STATED PROBLEM
Copy every line in which the string "diagram" occurs.

·····

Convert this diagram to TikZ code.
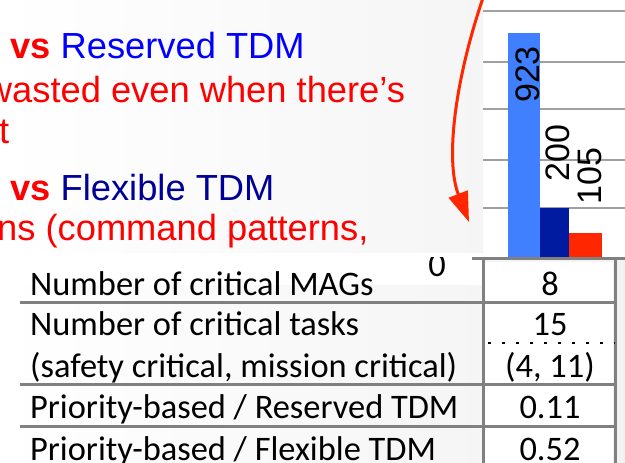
\documentclass[tikz,border=0pt]{standalone}
\usepackage{fontspec}
\setmainfont{Liberation Sans}
\newfontfamily\calfont{Carlito}
\usetikzlibrary{arrows.meta}
\definecolor{ared}{RGB}{255,0,0}
\definecolor{ablue}{RGB}{0,0,255}
\definecolor{adark}{RGB}{0,0,150}
\definecolor{barlight}{RGB}{64,128,255}
\definecolor{bardark}{RGB}{0,26,160}
\definecolor{barred}{RGB}{255,38,0}
\definecolor{gridgray}{RGB}{160,160,160}
\definecolor{tabgray}{RGB}{128,128,128}
\tikzset{
  slidetext/.style={anchor=base west, inner sep=0pt, font=\fontsize{36.3}{40}\selectfont},
  tabtext/.style={anchor=base west, inner sep=0pt, font=\calfont\fontsize{34.4}{38}\selectfont},
  tabval/.style={anchor=base, inner sep=0pt, font=\calfont\fontsize{34.4}{38}\selectfont},
  barlabel/.style={rotate=90, inner sep=0pt, font=\fontsize{34}{36}\selectfont},
  gridline/.style={draw=gridgray, line width=2.5pt},
  tabline/.style={draw=tabgray, line width=3pt},
  callout/.style={draw=barred, line width=3pt, -{Triangle[width=20pt,length=30pt]}}
}
\begin{document}
\begin{tikzpicture}[x=1pt,y=-1pt]
\useasboundingbox (0,0) rectangle (625,463);
\clip (0,0) rectangle (625,463);
% background
\shade[left color=white, right color=black!5] (0,0) rectangle (625,463);
\fill[white] (0,253) rectangle (483,285);
% chart plot area
\fill[white] (483,0) rectangle (625,257);
\foreach \gy in {11,62,109,160,208} \draw[gridline] (483,\gy) -- (625,\gy);
\fill[barlight] (508,33) rectangle (540,257);
\fill[bardark] (540,208) rectangle (569,257);
\fill[barred] (569,233) rectangle (602,257);
\node[barlabel] (l923) at (527.5,74.5) {923};
\node[barlabel] (l200) at (558,153) {200};
\node[barlabel] (l105) at (590,176) {105};
\begin{scope}
\clip (380,257) rectangle (480,300);
\node[tabval] (zero) at (437,276) {0};
\end{scope}
% slide text
\node[slidetext] (t1) at (10,59) {\textcolor{ared}{\bfseries vs} \textcolor{ablue}{Reserved TDM}};
\node[slidetext, text=ared] (t2) at (-14.2,102) {wasted even when there’s};
\node[slidetext, text=ared] (t3) at (-1,143) {t};
\node[slidetext] (t4) at (10,200) {\textcolor{ared}{\bfseries vs} \textcolor{adark}{Flexible TDM}};
\node[slidetext, text=ared] (t5) at (-3,240) {ns (command patterns,};
% arrow
\coordinate (arrS) at (483,-2);
\coordinate (arrE) at (469,222);
\draw[callout] (arrS) .. controls (455,80) and (445,160) .. (arrE);
% table
\fill[white] (485,262) rectangle (613,463);
\draw[tabline] (472,258) -- (625,258);
\draw[tabline] (483,258) -- (483,463);
\draw[tabline] (615,258) -- (615,463);
\foreach \ty in {302,384,426} \draw[tabline] (20,\ty) -- (615,\ty);
\draw[line width=2.5pt, dash pattern=on 2.5pt off 11.5pt] (488,343) -- (615,343);
\node[tabtext] (r1) at (30,295) {Number of critical MAGs};
\node[tabtext] (r2) at (30,335) {Number of critical tasks};
\node[tabtext] (r3) at (30,377) {(safety critical, mission critical)};
\node[tabtext] (r4) at (30,418) {Priority-based / Reserved TDM};
\node[tabtext] (r5) at (30,460) {Priority-based / Flexible TDM};
\node[tabval] (v1) at (550,295) {8};
\node[tabval] (v2) at (550,335) {15};
\node[tabval] (v3) at (550,377) {(4, 11)};
\node[tabval] (v4) at (550,418) {0.11};
\node[tabval] (v5) at (550,460) {0.52};
\end{tikzpicture}
\end{document}
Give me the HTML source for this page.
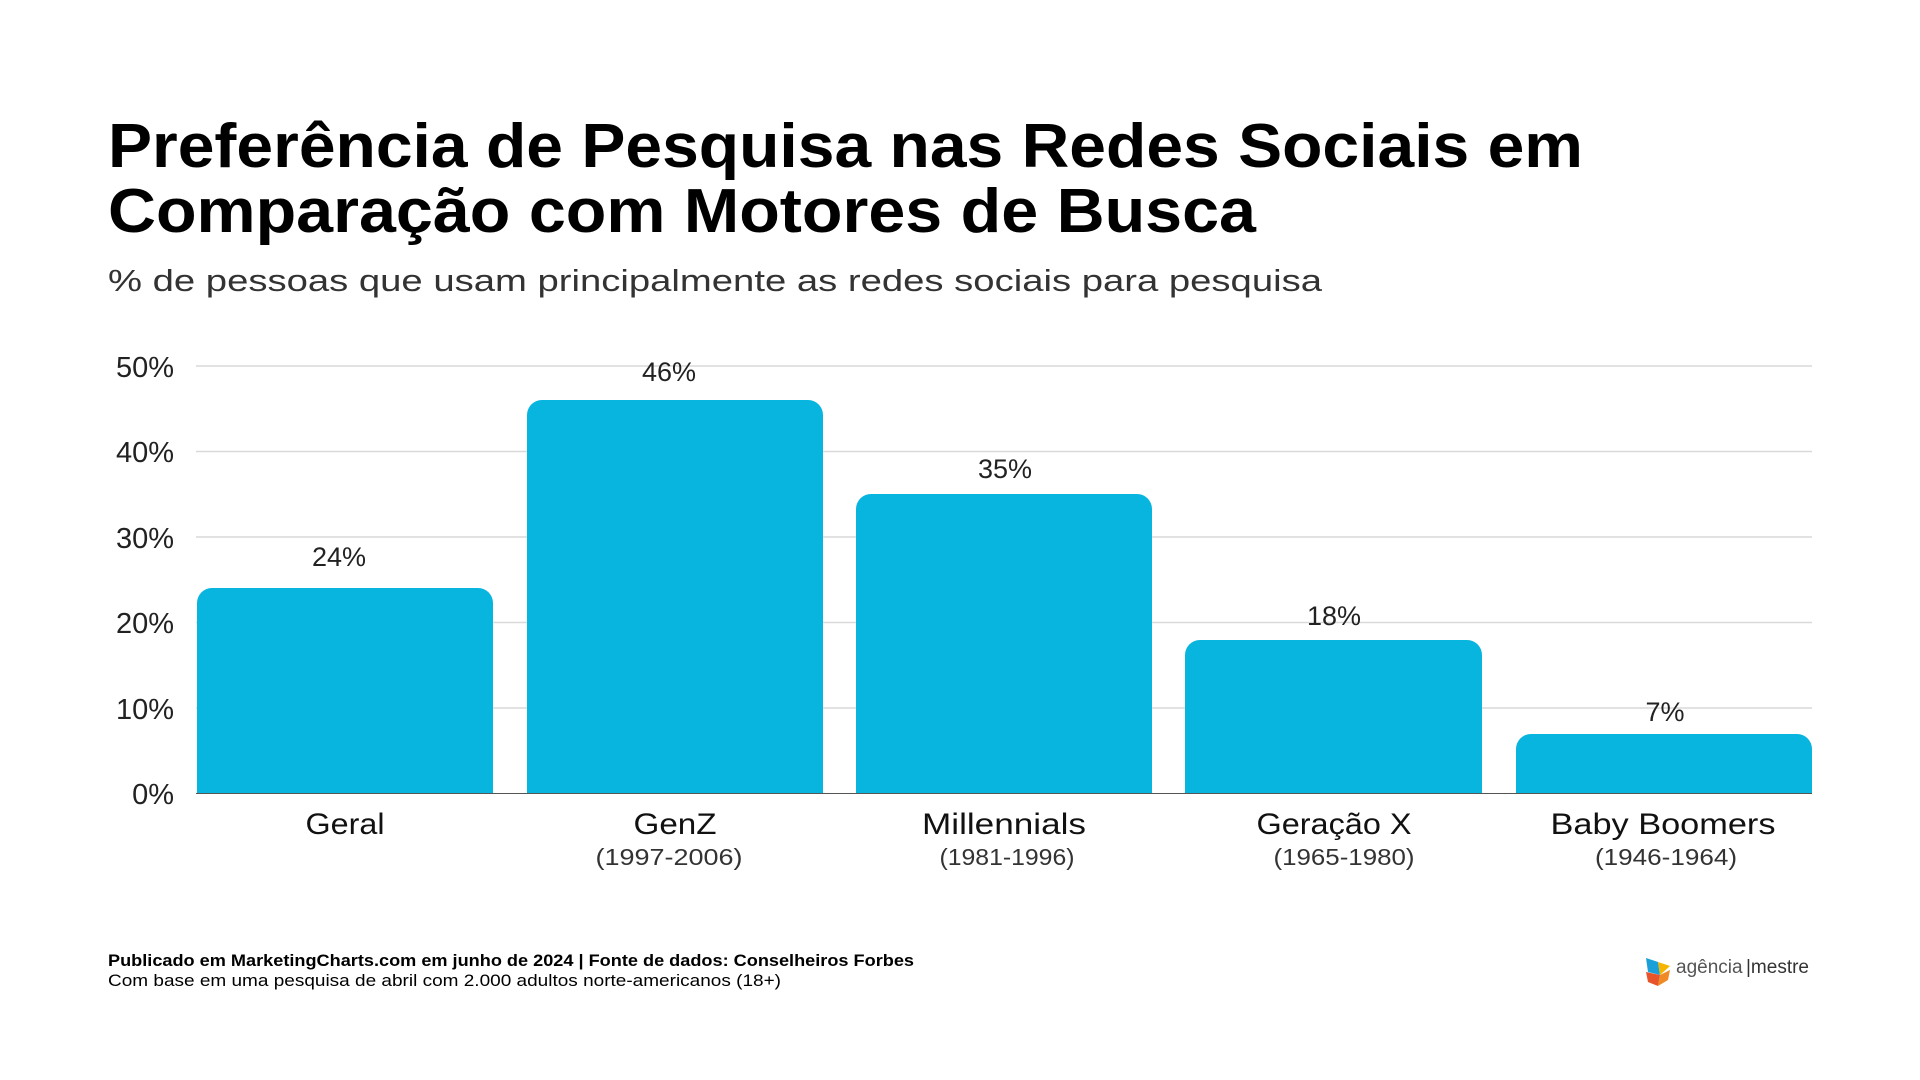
<!DOCTYPE html>
<html><head><meta charset="utf-8"><style>html,body{margin:0;padding:0;background:#fff}svg{display:block}</style></head>
<body>
<svg width="1920" height="1080" viewBox="0 0 1920 1080" xmlns="http://www.w3.org/2000/svg" font-family="Liberation Sans, sans-serif">
<rect width="1920" height="1080" fill="#fff"/>
<text x="108" y="167" font-size="62" font-weight="bold" fill="#000" textLength="1475" lengthAdjust="spacingAndGlyphs">Preferência de Pesquisa nas Redes Sociais em</text>
<text x="108" y="232" font-size="62" font-weight="bold" fill="#000" textLength="1148" lengthAdjust="spacingAndGlyphs">Comparação com Motores de Busca</text>
<text x="108" y="291" font-size="31" fill="#333" textLength="1214" lengthAdjust="spacingAndGlyphs">% de pessoas que usam principalmente as redes sociais para pesquisa</text>
<g stroke="#d9d9d9" stroke-width="1.5">
<line x1="196" x2="1812" y1="366" y2="366"/><line x1="196" x2="1812" y1="451.5" y2="451.5"/><line x1="196" x2="1812" y1="537" y2="537"/><line x1="196" x2="1812" y1="622.5" y2="622.5"/><line x1="196" x2="1812" y1="708" y2="708"/>
</g>
<g font-size="29" fill="#222" text-anchor="end">
<text x="174" y="377">50%</text><text x="174" y="462">40%</text><text x="174" y="548">30%</text><text x="174" y="633">20%</text><text x="174" y="719">10%</text><text x="174" y="804">0%</text>
</g>
<g fill="#08b5df">
<path d="M197,793.5 V603 a15,15 0 0 1 15,-15 H478 a15,15 0 0 1 15,15 V793.5Z"/>
<path d="M527,793.5 V415 a15,15 0 0 1 15,-15 H808 a15,15 0 0 1 15,15 V793.5Z"/>
<path d="M856,793.5 V509 a15,15 0 0 1 15,-15 H1137 a15,15 0 0 1 15,15 V793.5Z"/>
<path d="M1185,793.5 V655 a15,15 0 0 1 15,-15 H1467 a15,15 0 0 1 15,15 V793.5Z"/>
<path d="M1516,793.5 V749 a15,15 0 0 1 15,-15 H1797 a15,15 0 0 1 15,15 V793.5Z"/>
</g>
<line x1="196" x2="1812" y1="793.5" y2="793.5" stroke="#555" stroke-width="1"/>
<g font-size="27" fill="#222" text-anchor="middle">
<text x="339" y="566">24%</text><text x="669" y="381">46%</text><text x="1005" y="478">35%</text><text x="1334" y="625">18%</text><text x="1665" y="721">7%</text>
</g>
<g font-size="30" fill="#111" text-anchor="middle" lengthAdjust="spacingAndGlyphs">
<text x="345" y="834" textLength="79" lengthAdjust="spacingAndGlyphs">Geral</text>
<text x="675" y="834" textLength="83" lengthAdjust="spacingAndGlyphs">GenZ</text>
<text x="1004" y="834" textLength="164" lengthAdjust="spacingAndGlyphs">Millennials</text>
<text x="1334" y="834" textLength="155" lengthAdjust="spacingAndGlyphs">Geração X</text>
<text x="1663" y="834" textLength="225" lengthAdjust="spacingAndGlyphs">Baby Boomers</text>
</g>
<g font-size="23" fill="#333" text-anchor="middle">
<text x="669" y="865" textLength="147" lengthAdjust="spacingAndGlyphs">(1997-2006)</text>
<text x="1007" y="865" textLength="135" lengthAdjust="spacingAndGlyphs">(1981-1996)</text>
<text x="1344" y="865" textLength="141" lengthAdjust="spacingAndGlyphs">(1965-1980)</text>
<text x="1666" y="865" textLength="142" lengthAdjust="spacingAndGlyphs">(1946-1964)</text>
</g>
<text x="108" y="966" font-size="16.5" font-weight="bold" fill="#000" textLength="806" lengthAdjust="spacingAndGlyphs">Publicado em MarketingCharts.com em junho de 2024 | Fonte de dados: Conselheiros Forbes</text>
<text x="108" y="986" font-size="16.5" fill="#000" textLength="673" lengthAdjust="spacingAndGlyphs">Com base em uma pesquisa de abril com 2.000 adultos norte-americanos (18+)</text>
<g>
<polygon points="1646,958 1658,962 1660,975 1648,972" fill="#1aa0d8"/>
<polygon points="1658,962 1670,966 1660,975" fill="#f4b400"/>
<polygon points="1646,972 1660,975 1658,986 1648,982" fill="#e8542a"/>
<polygon points="1660,975 1670,970 1668,980 1658,986" fill="#f08a24"/>
<text x="1676" y="973" font-size="19" fill="#555">agência</text>
<text x="1746" y="973" font-size="19" fill="#333">|mestre</text>
</g>
</svg>
</body></html>
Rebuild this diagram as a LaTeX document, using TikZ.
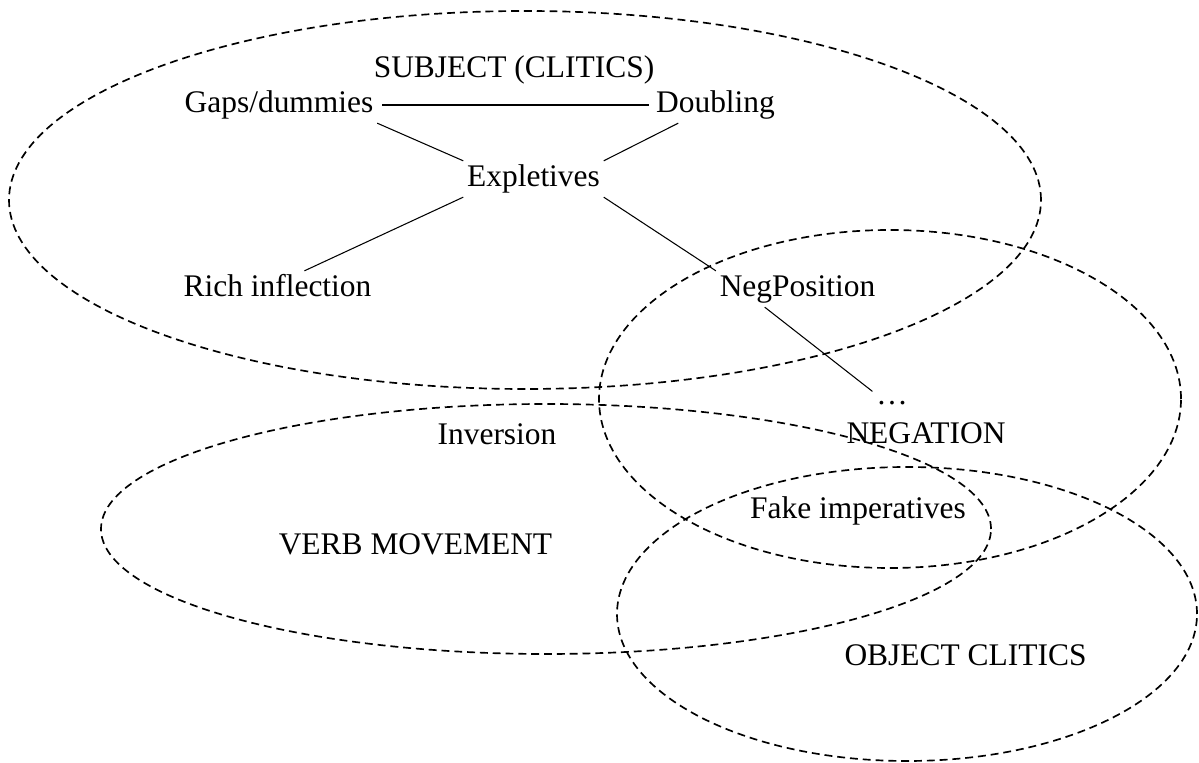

·····

SOLUTION BELOW
Convert this diagram to TikZ code.
Rebuild this diagram as a LaTeX document, using TikZ.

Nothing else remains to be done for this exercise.